----- MATERIAL PROVIDED -----

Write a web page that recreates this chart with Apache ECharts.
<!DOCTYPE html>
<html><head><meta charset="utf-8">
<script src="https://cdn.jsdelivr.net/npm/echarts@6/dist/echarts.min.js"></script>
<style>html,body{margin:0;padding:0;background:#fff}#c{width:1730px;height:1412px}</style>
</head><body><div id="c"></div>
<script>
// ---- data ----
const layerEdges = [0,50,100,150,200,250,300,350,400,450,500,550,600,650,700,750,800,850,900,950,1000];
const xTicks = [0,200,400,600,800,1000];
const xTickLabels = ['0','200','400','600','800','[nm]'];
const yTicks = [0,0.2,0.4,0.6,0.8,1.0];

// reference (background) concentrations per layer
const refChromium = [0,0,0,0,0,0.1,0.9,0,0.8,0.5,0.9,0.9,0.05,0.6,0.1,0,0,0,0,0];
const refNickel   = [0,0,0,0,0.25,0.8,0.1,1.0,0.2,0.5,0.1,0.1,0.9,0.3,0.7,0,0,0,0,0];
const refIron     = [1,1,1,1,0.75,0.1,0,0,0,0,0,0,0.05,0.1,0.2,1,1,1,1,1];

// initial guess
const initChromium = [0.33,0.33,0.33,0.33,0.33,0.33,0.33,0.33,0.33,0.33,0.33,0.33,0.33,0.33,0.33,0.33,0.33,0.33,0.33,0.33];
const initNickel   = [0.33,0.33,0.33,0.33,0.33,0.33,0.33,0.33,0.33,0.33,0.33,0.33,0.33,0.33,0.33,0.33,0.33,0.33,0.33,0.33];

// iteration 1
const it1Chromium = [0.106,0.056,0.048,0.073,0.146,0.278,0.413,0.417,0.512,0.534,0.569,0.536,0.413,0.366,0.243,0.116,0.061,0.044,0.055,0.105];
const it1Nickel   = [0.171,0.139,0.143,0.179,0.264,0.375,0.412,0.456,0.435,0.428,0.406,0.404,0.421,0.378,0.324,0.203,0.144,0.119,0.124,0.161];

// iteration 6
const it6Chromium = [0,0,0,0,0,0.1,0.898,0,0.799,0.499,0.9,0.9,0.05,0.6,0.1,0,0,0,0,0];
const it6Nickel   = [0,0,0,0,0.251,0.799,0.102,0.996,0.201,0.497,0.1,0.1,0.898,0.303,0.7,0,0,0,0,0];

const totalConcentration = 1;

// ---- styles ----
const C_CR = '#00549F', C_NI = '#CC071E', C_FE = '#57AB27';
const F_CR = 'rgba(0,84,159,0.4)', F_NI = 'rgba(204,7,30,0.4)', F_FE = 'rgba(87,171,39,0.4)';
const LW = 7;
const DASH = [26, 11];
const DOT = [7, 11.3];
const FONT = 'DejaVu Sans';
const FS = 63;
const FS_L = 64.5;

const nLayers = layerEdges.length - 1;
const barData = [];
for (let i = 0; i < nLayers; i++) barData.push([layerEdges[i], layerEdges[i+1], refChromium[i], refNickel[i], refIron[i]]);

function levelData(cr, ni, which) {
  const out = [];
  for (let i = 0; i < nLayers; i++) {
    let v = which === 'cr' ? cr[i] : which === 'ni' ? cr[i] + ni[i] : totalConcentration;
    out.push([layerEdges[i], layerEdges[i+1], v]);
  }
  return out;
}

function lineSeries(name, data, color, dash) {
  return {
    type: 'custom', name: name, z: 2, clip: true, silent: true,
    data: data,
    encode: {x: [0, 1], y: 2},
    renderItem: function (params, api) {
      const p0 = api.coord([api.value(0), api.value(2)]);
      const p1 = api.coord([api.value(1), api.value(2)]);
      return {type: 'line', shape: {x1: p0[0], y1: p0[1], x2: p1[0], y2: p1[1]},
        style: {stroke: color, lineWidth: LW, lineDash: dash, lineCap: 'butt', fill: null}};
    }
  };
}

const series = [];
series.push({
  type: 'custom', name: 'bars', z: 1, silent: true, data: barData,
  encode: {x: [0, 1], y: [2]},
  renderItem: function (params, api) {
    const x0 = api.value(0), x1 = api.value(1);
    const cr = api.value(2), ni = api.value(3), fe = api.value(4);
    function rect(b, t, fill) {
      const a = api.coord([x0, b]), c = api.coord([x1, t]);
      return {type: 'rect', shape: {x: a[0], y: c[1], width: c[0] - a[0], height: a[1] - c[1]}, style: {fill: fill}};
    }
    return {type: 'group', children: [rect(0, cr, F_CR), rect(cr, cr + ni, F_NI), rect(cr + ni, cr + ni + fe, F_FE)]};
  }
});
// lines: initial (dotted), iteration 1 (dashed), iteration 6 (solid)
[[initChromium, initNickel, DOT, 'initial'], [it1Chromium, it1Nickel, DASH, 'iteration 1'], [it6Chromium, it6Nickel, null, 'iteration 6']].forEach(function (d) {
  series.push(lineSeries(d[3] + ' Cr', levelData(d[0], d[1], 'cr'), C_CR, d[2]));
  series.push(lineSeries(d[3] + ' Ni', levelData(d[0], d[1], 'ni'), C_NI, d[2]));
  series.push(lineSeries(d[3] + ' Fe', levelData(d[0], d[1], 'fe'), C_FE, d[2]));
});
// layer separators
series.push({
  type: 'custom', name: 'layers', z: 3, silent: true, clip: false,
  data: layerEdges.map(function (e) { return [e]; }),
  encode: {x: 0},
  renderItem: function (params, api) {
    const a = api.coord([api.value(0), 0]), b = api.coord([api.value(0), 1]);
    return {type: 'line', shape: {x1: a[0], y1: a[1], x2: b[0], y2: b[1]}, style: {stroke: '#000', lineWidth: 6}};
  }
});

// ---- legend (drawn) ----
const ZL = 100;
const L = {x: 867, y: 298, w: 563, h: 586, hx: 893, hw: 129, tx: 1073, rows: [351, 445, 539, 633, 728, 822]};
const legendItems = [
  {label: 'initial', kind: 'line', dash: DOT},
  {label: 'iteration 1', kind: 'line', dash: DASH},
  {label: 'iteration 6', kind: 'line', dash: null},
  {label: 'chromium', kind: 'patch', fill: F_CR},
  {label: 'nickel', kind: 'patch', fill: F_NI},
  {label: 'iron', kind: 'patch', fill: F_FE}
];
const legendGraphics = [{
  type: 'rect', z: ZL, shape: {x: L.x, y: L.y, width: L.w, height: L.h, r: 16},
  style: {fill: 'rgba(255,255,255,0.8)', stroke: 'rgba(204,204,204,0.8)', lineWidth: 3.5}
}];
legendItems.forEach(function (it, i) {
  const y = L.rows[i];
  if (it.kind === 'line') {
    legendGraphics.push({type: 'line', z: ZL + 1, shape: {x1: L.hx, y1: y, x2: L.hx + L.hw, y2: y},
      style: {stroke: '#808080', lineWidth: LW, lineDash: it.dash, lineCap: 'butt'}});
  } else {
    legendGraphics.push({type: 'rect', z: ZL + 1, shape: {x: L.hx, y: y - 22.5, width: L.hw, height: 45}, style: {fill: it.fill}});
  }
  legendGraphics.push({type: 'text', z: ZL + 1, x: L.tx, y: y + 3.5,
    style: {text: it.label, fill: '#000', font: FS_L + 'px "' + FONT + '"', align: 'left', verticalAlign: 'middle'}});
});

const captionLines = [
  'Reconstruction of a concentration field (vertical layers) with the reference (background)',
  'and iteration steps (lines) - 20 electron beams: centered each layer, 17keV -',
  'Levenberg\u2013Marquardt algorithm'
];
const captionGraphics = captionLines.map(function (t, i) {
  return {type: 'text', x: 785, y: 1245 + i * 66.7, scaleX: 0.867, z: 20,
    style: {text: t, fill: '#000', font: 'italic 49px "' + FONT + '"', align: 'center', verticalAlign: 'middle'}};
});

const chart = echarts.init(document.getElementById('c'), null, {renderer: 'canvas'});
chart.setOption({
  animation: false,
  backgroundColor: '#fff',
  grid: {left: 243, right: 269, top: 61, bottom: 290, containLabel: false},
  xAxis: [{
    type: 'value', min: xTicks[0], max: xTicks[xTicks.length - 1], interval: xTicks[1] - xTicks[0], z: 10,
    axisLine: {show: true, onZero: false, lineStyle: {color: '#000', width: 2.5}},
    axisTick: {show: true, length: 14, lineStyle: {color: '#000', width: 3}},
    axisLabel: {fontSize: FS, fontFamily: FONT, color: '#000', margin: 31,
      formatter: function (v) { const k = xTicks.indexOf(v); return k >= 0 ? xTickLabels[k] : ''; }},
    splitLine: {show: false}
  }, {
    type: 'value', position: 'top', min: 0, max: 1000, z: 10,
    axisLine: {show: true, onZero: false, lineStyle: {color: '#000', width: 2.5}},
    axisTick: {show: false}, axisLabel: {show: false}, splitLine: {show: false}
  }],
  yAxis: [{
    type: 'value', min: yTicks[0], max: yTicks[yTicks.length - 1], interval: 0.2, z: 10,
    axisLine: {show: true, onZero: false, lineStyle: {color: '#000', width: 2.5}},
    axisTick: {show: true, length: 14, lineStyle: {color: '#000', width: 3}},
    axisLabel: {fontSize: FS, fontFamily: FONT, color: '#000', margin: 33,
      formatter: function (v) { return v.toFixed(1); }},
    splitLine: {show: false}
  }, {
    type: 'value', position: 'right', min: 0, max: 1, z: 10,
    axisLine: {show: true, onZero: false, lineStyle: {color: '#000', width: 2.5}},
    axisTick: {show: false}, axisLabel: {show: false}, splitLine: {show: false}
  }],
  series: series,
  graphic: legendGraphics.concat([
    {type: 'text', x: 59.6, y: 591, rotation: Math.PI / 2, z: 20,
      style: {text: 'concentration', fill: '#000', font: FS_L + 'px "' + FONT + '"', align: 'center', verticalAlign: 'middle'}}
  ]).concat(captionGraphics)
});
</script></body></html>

-----

§ YOUR TASK
In the listing above, reproduce the first line and each one after it through the line that contains "const totalConcentration = 1;".

§ EXERCISE OUTPUT
Write a web page that recreates this chart with Apache ECharts.
<!DOCTYPE html>
<html><head><meta charset="utf-8">
<script src="https://cdn.jsdelivr.net/npm/echarts@6/dist/echarts.min.js"></script>
<style>html,body{margin:0;padding:0;background:#fff}#c{width:1730px;height:1412px}</style>
</head><body><div id="c"></div>
<script>
// ---- data ----
const layerEdges = [0,50,100,150,200,250,300,350,400,450,500,550,600,650,700,750,800,850,900,950,1000];
const xTicks = [0,200,400,600,800,1000];
const xTickLabels = ['0','200','400','600','800','[nm]'];
const yTicks = [0,0.2,0.4,0.6,0.8,1.0];

// reference (background) concentrations per layer
const refChromium = [0,0,0,0,0,0.1,0.9,0,0.8,0.5,0.9,0.9,0.05,0.6,0.1,0,0,0,0,0];
const refNickel   = [0,0,0,0,0.25,0.8,0.1,1.0,0.2,0.5,0.1,0.1,0.9,0.3,0.7,0,0,0,0,0];
const refIron     = [1,1,1,1,0.75,0.1,0,0,0,0,0,0,0.05,0.1,0.2,1,1,1,1,1];

// initial guess
const initChromium = [0.33,0.33,0.33,0.33,0.33,0.33,0.33,0.33,0.33,0.33,0.33,0.33,0.33,0.33,0.33,0.33,0.33,0.33,0.33,0.33];
const initNickel   = [0.33,0.33,0.33,0.33,0.33,0.33,0.33,0.33,0.33,0.33,0.33,0.33,0.33,0.33,0.33,0.33,0.33,0.33,0.33,0.33];

// iteration 1
const it1Chromium = [0.106,0.056,0.048,0.073,0.146,0.278,0.413,0.417,0.512,0.534,0.569,0.536,0.413,0.366,0.243,0.116,0.061,0.044,0.055,0.105];
const it1Nickel   = [0.171,0.139,0.143,0.179,0.264,0.375,0.412,0.456,0.435,0.428,0.406,0.404,0.421,0.378,0.324,0.203,0.144,0.119,0.124,0.161];

// iteration 6
const it6Chromium = [0,0,0,0,0,0.1,0.898,0,0.799,0.499,0.9,0.9,0.05,0.6,0.1,0,0,0,0,0];
const it6Nickel   = [0,0,0,0,0.251,0.799,0.102,0.996,0.201,0.497,0.1,0.1,0.898,0.303,0.7,0,0,0,0,0];

const totalConcentration = 1;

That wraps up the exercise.